Sometimes when I’m standing there evaluating my cucumber options, I wonder about the people that zip in and are out moments later with their cucumber. Do they know something I don’t? Do they just not care? And sometimes when I’m at the checkout lane, I wonder if other people or the cashier have any opinions about the cucumbers that have met with my approval.

Bananas

Bananas are another key part of my fruit and vegetable day. I have one every morning. They present one of the larger inventory management challenges in produce maintenance, with their rapid cycling through too-green/just-right/too-blech. Keeping the right balance of yellow and green bananas in stock can be tricky, of course, and even more so when you manage to hit the banana department on an all yellow or all green day.

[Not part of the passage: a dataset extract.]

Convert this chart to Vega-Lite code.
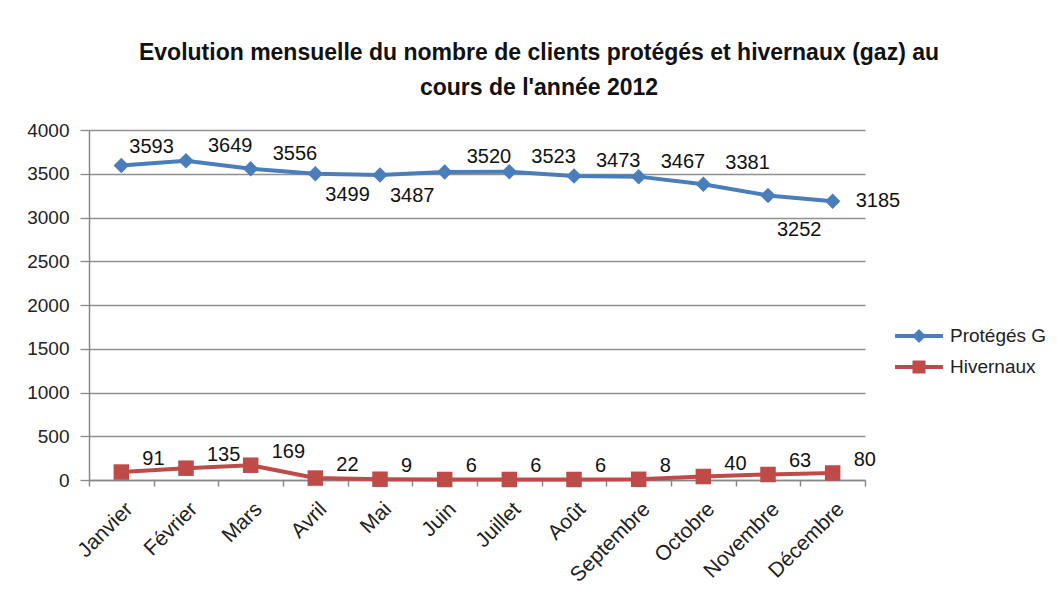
{
  "$schema": "https://vega.github.io/schema/vega-lite/v6.json",
  "width": 776,
  "height": 350,
  "autosize": {"type": "none"},
  "padding": {"left": 89, "top": 130, "right": 192, "bottom": 121},
  "background": "white",
  "title": {
    "text": ["Evolution mensuelle du nombre de clients protégés et hivernaux (gaz) au", "cours de l'année 2012"],
    "font": "Liberation Sans",
    "fontSize": 23,
    "fontWeight": "bold",
    "color": "#111",
    "anchor": "middle",
    "frame": "group",
    "dx": 62,
    "offset": 21,
    "lineHeight": 35
  },
  "data": {
    "values": [
      {"mois": "Janvier", "serie": "Protégés G", "valeur": 3593},
      {"mois": "Février", "serie": "Protégés G", "valeur": 3649},
      {"mois": "Mars", "serie": "Protégés G", "valeur": 3556},
      {"mois": "Avril", "serie": "Protégés G", "valeur": 3499},
      {"mois": "Mai", "serie": "Protégés G", "valeur": 3487},
      {"mois": "Juin", "serie": "Protégés G", "valeur": 3520},
      {"mois": "Juillet", "serie": "Protégés G", "valeur": 3523},
      {"mois": "Août", "serie": "Protégés G", "valeur": 3473},
      {"mois": "Septembre", "serie": "Protégés G", "valeur": 3467},
      {"mois": "Octobre", "serie": "Protégés G", "valeur": 3381},
      {"mois": "Novembre", "serie": "Protégés G", "valeur": 3252},
      {"mois": "Décembre", "serie": "Protégés G", "valeur": 3185},
      {"mois": "Janvier", "serie": "Hivernaux", "valeur": 91},
      {"mois": "Février", "serie": "Hivernaux", "valeur": 135},
      {"mois": "Mars", "serie": "Hivernaux", "valeur": 169},
      {"mois": "Avril", "serie": "Hivernaux", "valeur": 22},
      {"mois": "Mai", "serie": "Hivernaux", "valeur": 9},
      {"mois": "Juin", "serie": "Hivernaux", "valeur": 6},
      {"mois": "Juillet", "serie": "Hivernaux", "valeur": 6},
      {"mois": "Août", "serie": "Hivernaux", "valeur": 6},
      {"mois": "Septembre", "serie": "Hivernaux", "valeur": 8},
      {"mois": "Octobre", "serie": "Hivernaux", "valeur": 40},
      {"mois": "Novembre", "serie": "Hivernaux", "valeur": 63},
      {"mois": "Décembre", "serie": "Hivernaux", "valeur": 80}
    ]
  },
  "encoding": {
    "x": {
      "field": "mois",
      "type": "ordinal",
      "sort": ["Janvier", "Février", "Mars", "Avril", "Mai", "Juin", "Juillet", "Août", "Septembre", "Octobre", "Novembre", "Décembre"],
      "bandPosition": 0.5,
      "scale": {"type": "band", "paddingInner": 0, "paddingOuter": 0},
      "axis": {
        "title": null,
        "labelAngle": -45,
        "tickBand": "extent",
        "grid": false,
        "domainColor": "#888",
        "domainWidth": 1.5,
        "tickColor": "#888",
        "tickWidth": 1.5,
        "tickSize": 6,
        "labelFont": "Liberation Sans",
        "labelFontSize": 21,
        "labelColor": "#222",
        "labelPadding": 12
      }
    },
    "y": {
      "field": "valeur",
      "type": "quantitative",
      "scale": {"domain": [0, 4000]},
      "axis": {
        "title": null,
        "values": [0, 500, 1000, 1500, 2000, 2500, 3000, 3500, 4000],
        "format": "d",
        "grid": true,
        "gridColor": "#8f8f8f",
        "gridWidth": 1.3,
        "domainColor": "#888",
        "domainWidth": 1.5,
        "tickColor": "#888",
        "tickWidth": 1.3,
        "tickSize": 9,
        "labelFont": "Liberation Sans",
        "labelFontSize": 19,
        "labelColor": "#222",
        "labelPadding": 11
      }
    }
  },
  "layer": [
    {
      "mark": {"type": "line", "strokeWidth": 4},
      "encoding": {
        "color": {
          "field": "serie",
          "type": "nominal",
          "scale": {"domain": ["Protégés G", "Hivernaux"], "range": ["#4A7EBB", "#BE4B48"]},
          "legend": {
            "orient": "none",
            "legendX": 809,
            "legendY": 185,
            "title": null,
            "padding": 0,
            "rowPadding": 0,
            "symbolSize": 1764,
            "labelFont": "Liberation Sans",
            "labelFontSize": 19,
            "labelColor": "#222",
            "labelOffset": 10,
            "encode": {
              "symbols": {
                "update": {
                  "shape": {"signal": "datum.value === 'Hivernaux' ? 'M-1.14,-0.095L-0.31,-0.095L-0.31,-0.31L0.31,-0.31L0.31,-0.095L1.14,-0.095L1.14,0.095L0.31,0.095L0.31,0.31L-0.31,0.31L-0.31,0.095L-1.14,0.095Z' : 'M-1.14,-0.095L-0.235,-0.095L0,-0.33L0.235,-0.095L1.14,-0.095L1.14,0.095L0.235,0.095L0,0.33L-0.235,0.095L-1.14,0.095Z'"},
                  "fill": {"signal": "scale('color', datum.value)"},
                  "stroke": {"value": "transparent"},
                  "strokeWidth": {"value": 0},
                  "opacity": {"value": 1}
                }
              }
            }
          }
        }
      }
    },
    {
      "transform": [{"filter": "datum.serie === 'Protégés G'"}],
      "mark": {"type": "point", "filled": true, "opacity": 1, "size": 240, "shape": "diamond"},
      "encoding": {"color": {"field": "serie", "type": "nominal", "legend": null}}
    },
    {
      "transform": [{"filter": "datum.serie === 'Hivernaux'"}],
      "mark": {"type": "point", "filled": true, "opacity": 1, "size": 240, "shape": "square"},
      "encoding": {"color": {"field": "serie", "type": "nominal", "legend": null}}
    },
    {
      "transform": [{"filter": "datum.serie === 'Hivernaux'"}],
      "mark": {"type": "text", "align": "left", "baseline": "middle", "dx": 21, "dy": -13, "font": "Liberation Sans", "fontSize": 20, "color": "#111"},
      "encoding": {"text": {"field": "valeur", "type": "quantitative"}}
    },
    {
      "transform": [{"filter": {"and": [{"field": "serie", "equal": "Protégés G"}, {"field": "mois", "oneOf": ["Février", "Mars", "Juin", "Juillet", "Août", "Septembre"]}]}}],
      "mark": {"type": "text", "align": "left", "baseline": "middle", "dx": 22, "dy": -15, "font": "Liberation Sans", "fontSize": 20, "color": "#111"},
      "encoding": {"text": {"field": "valeur", "type": "quantitative"}}
    },
    {
      "transform": [{"filter": {"and": [{"field": "serie", "equal": "Protégés G"}, {"field": "mois", "oneOf": ["Octobre"]}]}}],
      "mark": {"type": "text", "align": "left", "baseline": "middle", "dx": 22, "dy": -21, "font": "Liberation Sans", "fontSize": 20, "color": "#111"},
      "encoding": {"text": {"field": "valeur", "type": "quantitative"}}
    },
    {
      "transform": [{"filter": {"and": [{"field": "serie", "equal": "Protégés G"}, {"field": "mois", "oneOf": ["Janvier"]}]}}],
      "mark": {"type": "text", "align": "left", "baseline": "middle", "dx": 8, "dy": -19, "font": "Liberation Sans", "fontSize": 20, "color": "#111"},
      "encoding": {"text": {"field": "valeur", "type": "quantitative"}}
    },
    {
      "transform": [{"filter": {"and": [{"field": "serie", "equal": "Protégés G"}, {"field": "mois", "oneOf": ["Avril", "Mai"]}]}}],
      "mark": {"type": "text", "align": "left", "baseline": "middle", "dx": 10, "dy": 21, "font": "Liberation Sans", "fontSize": 20, "color": "#111"},
      "encoding": {"text": {"field": "valeur", "type": "quantitative"}}
    },
    {
      "transform": [{"filter": {"and": [{"field": "serie", "equal": "Protégés G"}, {"field": "mois", "oneOf": ["Novembre"]}]}}],
      "mark": {"type": "text", "align": "left", "baseline": "middle", "dx": 9, "dy": 35, "font": "Liberation Sans", "fontSize": 20, "color": "#111"},
      "encoding": {"text": {"field": "valeur", "type": "quantitative"}}
    },
    {
      "transform": [{"filter": {"and": [{"field": "serie", "equal": "Protégés G"}, {"field": "mois", "oneOf": ["Décembre"]}]}}],
      "mark": {"type": "text", "align": "left", "baseline": "middle", "dx": 23, "dy": 0, "font": "Liberation Sans", "fontSize": 20, "color": "#111"},
      "encoding": {"text": {"field": "valeur", "type": "quantitative"}}
    }
  ],
  "config": {"view": {"stroke": null}}
}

Occasionally I’ll take a clump of bananas without modification, but more often I abandon at least one or two. Sure, the banana bunch may be one big happy family, but you just know a couple of them aren’t carrying their weight. They’re harboring unsightly brown bruises under the surface, or will be shortly. Since this isn’t always easy to determine, I get the same sense of arbitrariness as with the grapes, along with the inescapable feeling that I’m doing something wrong. What of those cast-offs? Do people pick them up? I certainly don’t want somebody else’s rejects.

Apples

Apples are a true workhorse of the fruit kingdom, and a welcome relief from the pressures of the selection process. It’s just not that hard to pick a good Braeburn apple. Most days. If there is a day that you can’t find a good half-dozen apples, that is a very bad produce day. The main challenge is in choosing apples that our apple corer can handle. You’d think apple corer technology would keep up with apple growing technology, but this apparently is not the case.